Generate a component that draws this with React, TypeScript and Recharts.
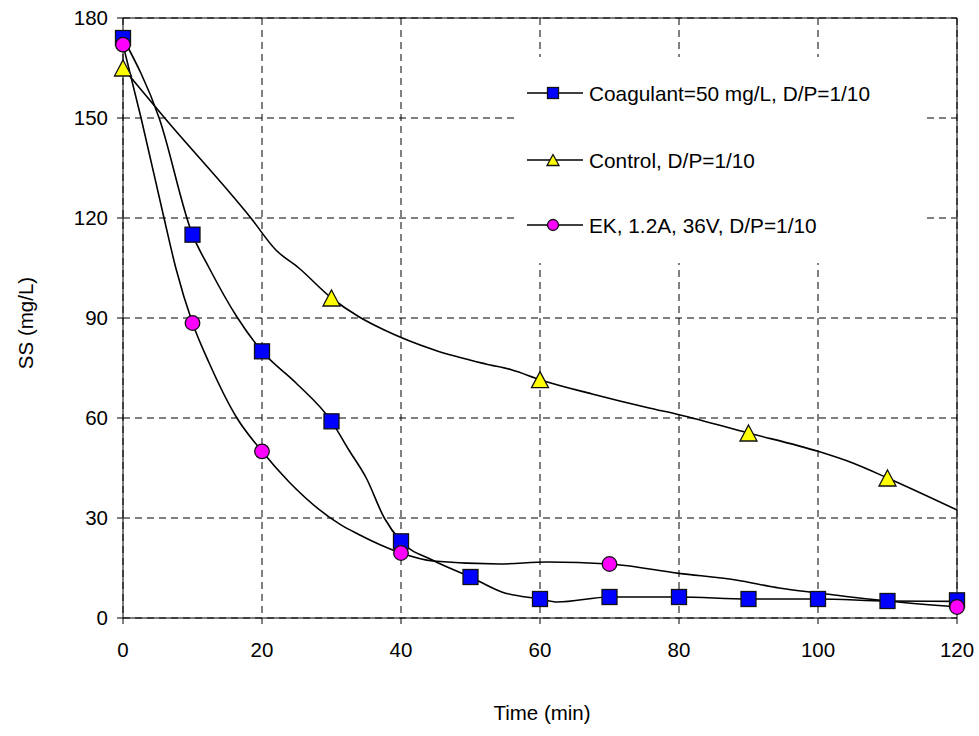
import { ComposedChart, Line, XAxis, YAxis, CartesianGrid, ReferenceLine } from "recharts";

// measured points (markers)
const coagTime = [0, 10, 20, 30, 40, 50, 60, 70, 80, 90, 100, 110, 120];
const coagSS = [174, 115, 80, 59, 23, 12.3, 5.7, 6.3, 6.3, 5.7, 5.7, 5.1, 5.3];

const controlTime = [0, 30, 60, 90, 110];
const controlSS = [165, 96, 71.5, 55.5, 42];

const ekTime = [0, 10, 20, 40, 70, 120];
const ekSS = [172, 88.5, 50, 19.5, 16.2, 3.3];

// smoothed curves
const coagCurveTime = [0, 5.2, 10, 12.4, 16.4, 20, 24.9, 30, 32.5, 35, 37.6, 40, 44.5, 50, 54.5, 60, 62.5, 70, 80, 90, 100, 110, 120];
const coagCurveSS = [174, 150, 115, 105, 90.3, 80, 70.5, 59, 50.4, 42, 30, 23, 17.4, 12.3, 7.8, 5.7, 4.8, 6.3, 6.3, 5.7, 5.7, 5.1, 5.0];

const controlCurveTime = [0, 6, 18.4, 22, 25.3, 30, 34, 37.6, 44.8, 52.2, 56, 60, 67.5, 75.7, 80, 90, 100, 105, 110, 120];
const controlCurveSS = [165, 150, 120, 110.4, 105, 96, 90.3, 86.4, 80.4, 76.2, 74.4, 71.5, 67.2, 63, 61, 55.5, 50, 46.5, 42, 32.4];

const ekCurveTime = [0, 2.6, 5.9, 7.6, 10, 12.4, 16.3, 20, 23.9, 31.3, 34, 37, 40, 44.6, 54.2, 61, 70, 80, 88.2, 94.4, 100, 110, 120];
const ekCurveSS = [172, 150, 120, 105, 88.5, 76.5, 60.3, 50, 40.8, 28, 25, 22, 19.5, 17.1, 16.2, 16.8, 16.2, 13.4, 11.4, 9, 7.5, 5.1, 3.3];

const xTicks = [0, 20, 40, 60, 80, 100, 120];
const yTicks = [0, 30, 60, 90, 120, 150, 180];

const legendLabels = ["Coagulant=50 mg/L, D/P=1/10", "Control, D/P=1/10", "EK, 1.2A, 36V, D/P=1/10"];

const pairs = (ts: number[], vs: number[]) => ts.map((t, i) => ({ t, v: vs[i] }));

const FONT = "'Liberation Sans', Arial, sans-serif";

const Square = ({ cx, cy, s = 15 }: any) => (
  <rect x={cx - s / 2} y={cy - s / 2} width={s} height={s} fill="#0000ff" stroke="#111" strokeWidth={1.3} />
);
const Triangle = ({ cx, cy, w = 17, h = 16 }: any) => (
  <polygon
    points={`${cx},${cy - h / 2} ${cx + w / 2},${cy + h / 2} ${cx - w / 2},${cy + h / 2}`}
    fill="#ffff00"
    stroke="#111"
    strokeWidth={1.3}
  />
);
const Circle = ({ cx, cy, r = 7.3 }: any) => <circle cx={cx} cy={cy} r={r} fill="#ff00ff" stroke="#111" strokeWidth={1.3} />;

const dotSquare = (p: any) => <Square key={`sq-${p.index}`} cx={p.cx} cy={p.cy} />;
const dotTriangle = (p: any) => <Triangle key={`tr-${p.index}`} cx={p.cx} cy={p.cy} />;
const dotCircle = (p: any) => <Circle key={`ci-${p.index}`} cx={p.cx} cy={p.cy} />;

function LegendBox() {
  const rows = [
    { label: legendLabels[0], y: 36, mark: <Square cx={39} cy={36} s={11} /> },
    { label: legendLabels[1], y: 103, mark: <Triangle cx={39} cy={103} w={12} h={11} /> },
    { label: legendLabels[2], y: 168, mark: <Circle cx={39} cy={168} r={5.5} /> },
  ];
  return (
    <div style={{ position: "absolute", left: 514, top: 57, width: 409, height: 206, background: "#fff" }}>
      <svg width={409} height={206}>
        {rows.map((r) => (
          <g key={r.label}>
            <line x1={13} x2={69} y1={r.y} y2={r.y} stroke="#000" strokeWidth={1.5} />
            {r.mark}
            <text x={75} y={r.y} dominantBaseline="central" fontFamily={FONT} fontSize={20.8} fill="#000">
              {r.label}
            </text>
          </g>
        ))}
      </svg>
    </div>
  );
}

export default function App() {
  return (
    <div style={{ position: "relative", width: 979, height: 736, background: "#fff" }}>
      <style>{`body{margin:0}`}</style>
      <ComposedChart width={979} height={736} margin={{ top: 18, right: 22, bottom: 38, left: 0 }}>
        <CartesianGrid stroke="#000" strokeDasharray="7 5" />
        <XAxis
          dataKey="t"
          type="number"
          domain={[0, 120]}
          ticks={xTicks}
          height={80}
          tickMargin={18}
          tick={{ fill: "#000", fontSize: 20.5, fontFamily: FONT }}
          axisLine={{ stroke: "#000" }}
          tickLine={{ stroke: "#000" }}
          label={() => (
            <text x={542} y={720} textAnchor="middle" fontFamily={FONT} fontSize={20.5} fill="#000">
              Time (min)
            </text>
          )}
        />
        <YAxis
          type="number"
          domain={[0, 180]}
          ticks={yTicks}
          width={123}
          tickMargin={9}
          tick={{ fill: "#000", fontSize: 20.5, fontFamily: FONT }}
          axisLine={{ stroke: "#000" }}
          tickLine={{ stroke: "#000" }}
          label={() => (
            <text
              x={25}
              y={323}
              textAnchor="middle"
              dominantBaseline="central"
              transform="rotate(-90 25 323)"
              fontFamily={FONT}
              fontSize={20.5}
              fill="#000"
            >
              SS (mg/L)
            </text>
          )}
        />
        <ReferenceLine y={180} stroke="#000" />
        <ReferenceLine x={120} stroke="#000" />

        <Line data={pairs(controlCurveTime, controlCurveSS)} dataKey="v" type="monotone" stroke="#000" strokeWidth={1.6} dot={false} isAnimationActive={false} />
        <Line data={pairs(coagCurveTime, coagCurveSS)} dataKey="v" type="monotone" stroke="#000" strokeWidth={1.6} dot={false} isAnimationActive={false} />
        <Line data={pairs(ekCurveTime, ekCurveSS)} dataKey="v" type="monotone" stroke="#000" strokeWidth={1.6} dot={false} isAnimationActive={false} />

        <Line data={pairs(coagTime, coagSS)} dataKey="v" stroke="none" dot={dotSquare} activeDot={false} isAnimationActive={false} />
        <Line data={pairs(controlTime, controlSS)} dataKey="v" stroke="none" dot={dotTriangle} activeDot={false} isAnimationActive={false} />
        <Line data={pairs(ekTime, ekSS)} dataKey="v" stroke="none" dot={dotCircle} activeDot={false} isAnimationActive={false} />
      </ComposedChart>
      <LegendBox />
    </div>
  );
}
::::
Repeat the data exactly, without the pictures.

Result of the exercise:
Generate a component that draws this with React, TypeScript and Recharts.
import { ComposedChart, Line, XAxis, YAxis, CartesianGrid, ReferenceLine } from "recharts";

// measured points (markers)
const coagTime = [0, 10, 20, 30, 40, 50, 60, 70, 80, 90, 100, 110, 120];
const coagSS = [174, 115, 80, 59, 23, 12.3, 5.7, 6.3, 6.3, 5.7, 5.7, 5.1, 5.3];

const controlTime = [0, 30, 60, 90, 110];
const controlSS = [165, 96, 71.5, 55.5, 42];

const ekTime = [0, 10, 20, 40, 70, 120];
const ekSS = [172, 88.5, 50, 19.5, 16.2, 3.3];

// smoothed curves
const coagCurveTime = [0, 5.2, 10, 12.4, 16.4, 20, 24.9, 30, 32.5, 35, 37.6, 40, 44.5, 50, 54.5, 60, 62.5, 70, 80, 90, 100, 110, 120];
const coagCurveSS = [174, 150, 115, 105, 90.3, 80, 70.5, 59, 50.4, 42, 30, 23, 17.4, 12.3, 7.8, 5.7, 4.8, 6.3, 6.3, 5.7, 5.7, 5.1, 5.0];

const controlCurveTime = [0, 6, 18.4, 22, 25.3, 30, 34, 37.6, 44.8, 52.2, 56, 60, 67.5, 75.7, 80, 90, 100, 105, 110, 120];
const controlCurveSS = [165, 150, 120, 110.4, 105, 96, 90.3, 86.4, 80.4, 76.2, 74.4, 71.5, 67.2, 63, 61, 55.5, 50, 46.5, 42, 32.4];

const ekCurveTime = [0, 2.6, 5.9, 7.6, 10, 12.4, 16.3, 20, 23.9, 31.3, 34, 37, 40, 44.6, 54.2, 61, 70, 80, 88.2, 94.4, 100, 110, 120];
const ekCurveSS = [172, 150, 120, 105, 88.5, 76.5, 60.3, 50, 40.8, 28, 25, 22, 19.5, 17.1, 16.2, 16.8, 16.2, 13.4, 11.4, 9, 7.5, 5.1, 3.3];

const xTicks = [0, 20, 40, 60, 80, 100, 120];
const yTicks = [0, 30, 60, 90, 120, 150, 180];

const legendLabels = ["Coagulant=50 mg/L, D/P=1/10", "Control, D/P=1/10", "EK, 1.2A, 36V, D/P=1/10"];

const pairs = (ts: number[], vs: number[]) => ts.map((t, i) => ({ t, v: vs[i] }));

const FONT = "'Liberation Sans', Arial, sans-serif";

const Square = ({ cx, cy, s = 15 }: any) => (
  <rect x={cx - s / 2} y={cy - s / 2} width={s} height={s} fill="#0000ff" stroke="#111" strokeWidth={1.3} />
);
const Triangle = ({ cx, cy, w = 17, h = 16 }: any) => (
  <polygon
    points={`${cx},${cy - h / 2} ${cx + w / 2},${cy + h / 2} ${cx - w / 2},${cy + h / 2}`}
    fill="#ffff00"
    stroke="#111"
    strokeWidth={1.3}
  />
);
const Circle = ({ cx, cy, r = 7.3 }: any) => <circle cx={cx} cy={cy} r={r} fill="#ff00ff" stroke="#111" strokeWidth={1.3} />;

const dotSquare = (p: any) => <Square key={`sq-${p.index}`} cx={p.cx} cy={p.cy} />;
const dotTriangle = (p: any) => <Triangle key={`tr-${p.index}`} cx={p.cx} cy={p.cy} />;
const dotCircle = (p: any) => <Circle key={`ci-${p.index}`} cx={p.cx} cy={p.cy} />;

function LegendBox() {
  const rows = [
    { label: legendLabels[0], y: 36, mark: <Square cx={39} cy={36} s={11} /> },
    { label: legendLabels[1], y: 103, mark: <Triangle cx={39} cy={103} w={12} h={11} /> },
    { label: legendLabels[2], y: 168, mark: <Circle cx={39} cy={168} r={5.5} /> },
  ];
  return (
    <div style={{ position: "absolute", left: 514, top: 57, width: 409, height: 206, background: "#fff" }}>
      <svg width={409} height={206}>
        {rows.map((r) => (
          <g key={r.label}>
            <line x1={13} x2={69} y1={r.y} y2={r.y} stroke="#000" strokeWidth={1.5} />
            {r.mark}
            <text x={75} y={r.y} dominantBaseline="central" fontFamily={FONT} fontSize={20.8} fill="#000">
              {r.label}
            </text>
          </g>
        ))}
      </svg>
    </div>
  );
}

export default function App() {
  return (
    <div style={{ position: "relative", width: 979, height: 736, background: "#fff" }}>
      <style>{`body{margin:0}`}</style>
      <ComposedChart width={979} height={736} margin={{ top: 18, right: 22, bottom: 38, left: 0 }}>
        <CartesianGrid stroke="#000" strokeDasharray="7 5" />
        <XAxis
          dataKey="t"
          type="number"
          domain={[0, 120]}
          ticks={xTicks}
          height={80}
          tickMargin={18}
          tick={{ fill: "#000", fontSize: 20.5, fontFamily: FONT }}
          axisLine={{ stroke: "#000" }}
          tickLine={{ stroke: "#000" }}
          label={() => (
            <text x={542} y={720} textAnchor="middle" fontFamily={FONT} fontSize={20.5} fill="#000">
              Time (min)
            </text>
          )}
        />
        <YAxis
          type="number"
          domain={[0, 180]}
          ticks={yTicks}
          width={123}
          tickMargin={9}
          tick={{ fill: "#000", fontSize: 20.5, fontFamily: FONT }}
          axisLine={{ stroke: "#000" }}
          tickLine={{ stroke: "#000" }}
          label={() => (
            <text
              x={25}
              y={323}
              textAnchor="middle"
              dominantBaseline="central"
              transform="rotate(-90 25 323)"
              fontFamily={FONT}
              fontSize={20.5}
              fill="#000"
            >
              SS (mg/L)
            </text>
          )}
        />
        <ReferenceLine y={180} stroke="#000" />
        <ReferenceLine x={120} stroke="#000" />

        <Line data={pairs(controlCurveTime, controlCurveSS)} dataKey="v" type="monotone" stroke="#000" strokeWidth={1.6} dot={false} isAnimationActive={false} />
        <Line data={pairs(coagCurveTime, coagCurveSS)} dataKey="v" type="monotone" stroke="#000" strokeWidth={1.6} dot={false} isAnimationActive={false} />
        <Line data={pairs(ekCurveTime, ekCurveSS)} dataKey="v" type="monotone" stroke="#000" strokeWidth={1.6} dot={false} isAnimationActive={false} />

        <Line data={pairs(coagTime, coagSS)} dataKey="v" stroke="none" dot={dotSquare} activeDot={false} isAnimationActive={false} />
        <Line data={pairs(controlTime, controlSS)} dataKey="v" stroke="none" dot={dotTriangle} activeDot={false} isAnimationActive={false} />
        <Line data={pairs(ekTime, ekSS)} dataKey="v" stroke="none" dot={dotCircle} activeDot={false} isAnimationActive={false} />
      </ComposedChart>
      <LegendBox />
    </div>
  );
}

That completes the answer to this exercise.